Disruptive forces, including automated, connected, electric, and/or shared mobility, are impacting energy consumption in transportation. Technological innovations to vehicles, such as reducing the cost of advanced batteries that power plug-in electric vehicles, co-optimizing fuels and engines, and using lightweight components enabled by advanced materials, reduce cost while increasing efficiency and performance. The Office of Energy Efficiency’s (EERE’s) Vehicle Technologies Office (VTO) is at the forefront of this market shift.

VTO supports research and development (R&D) that investigates how disruptive forces will impact energy consumption in transportation. A recent study shows that the disruption connectivity and automation bring to the transportation sector could result in a potential 200% increase in 2050 baseline energy consumption, or a 60% decrease in energy use.

Nearly every plug-in electric vehicle (PEV) on the road today uses VTO-developed battery technology. In fact, VTO-funded research has reduced the cost of advanced batteries by 80%, lowering the cost of electric vehicle battery packs to $185 per kilowatt-hour. New innovations in electric motor technology, such as printable magnets and novel architectures, could lead to smaller high energy density systems that can enable more affordable and better performing PEVs.

EERE’s Co-Optimization of Fuels & Engines (Co-Optima) initiative, sponsored by VTO and the Bioenergy Technologies Office, has brought together top scientists, engineers, and analysts to tackle efficiency and performance through simultaneous improvements to fuels and engines. Co-Optima has the potential to achieve significantly higher efficiencies than are possible with current fuels and engines. Research shows that these improvements to fuels and engines could improve passenger fuel economy by as much as 35% by 2030 (versus a 2015 baseline of 36 miles per gallon).

Developing the next-generation of high-efficiency, low-emission internal combustion engines requires a combination of advanced materials and new materials processing techniques to further increase engine efficiency and reduce weight.

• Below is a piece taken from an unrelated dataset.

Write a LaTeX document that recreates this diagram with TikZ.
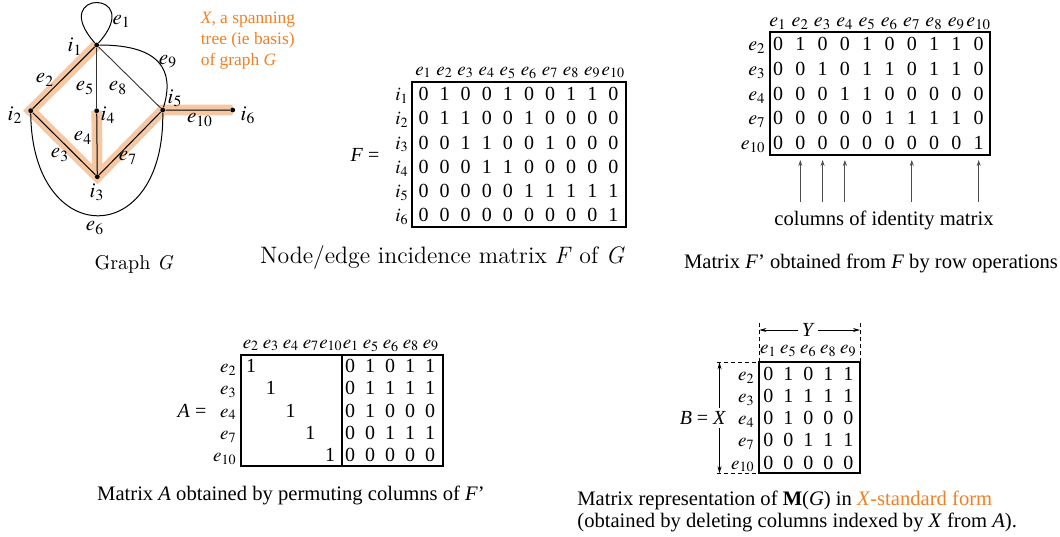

VTO-funded research developed a new engine alloy that has changed our fundamental understanding. Researchers at Oak Ridge National Laboratory leveraged integrated computational materials engineering to develop the alloy, cast ACMZ, which received an R&D 100 Award in 2017.

VTO is continuing to focus on technological innovations that strengthen national security, support American energy dominance, enable future economic growth, and increase transportation affordability for American consumers.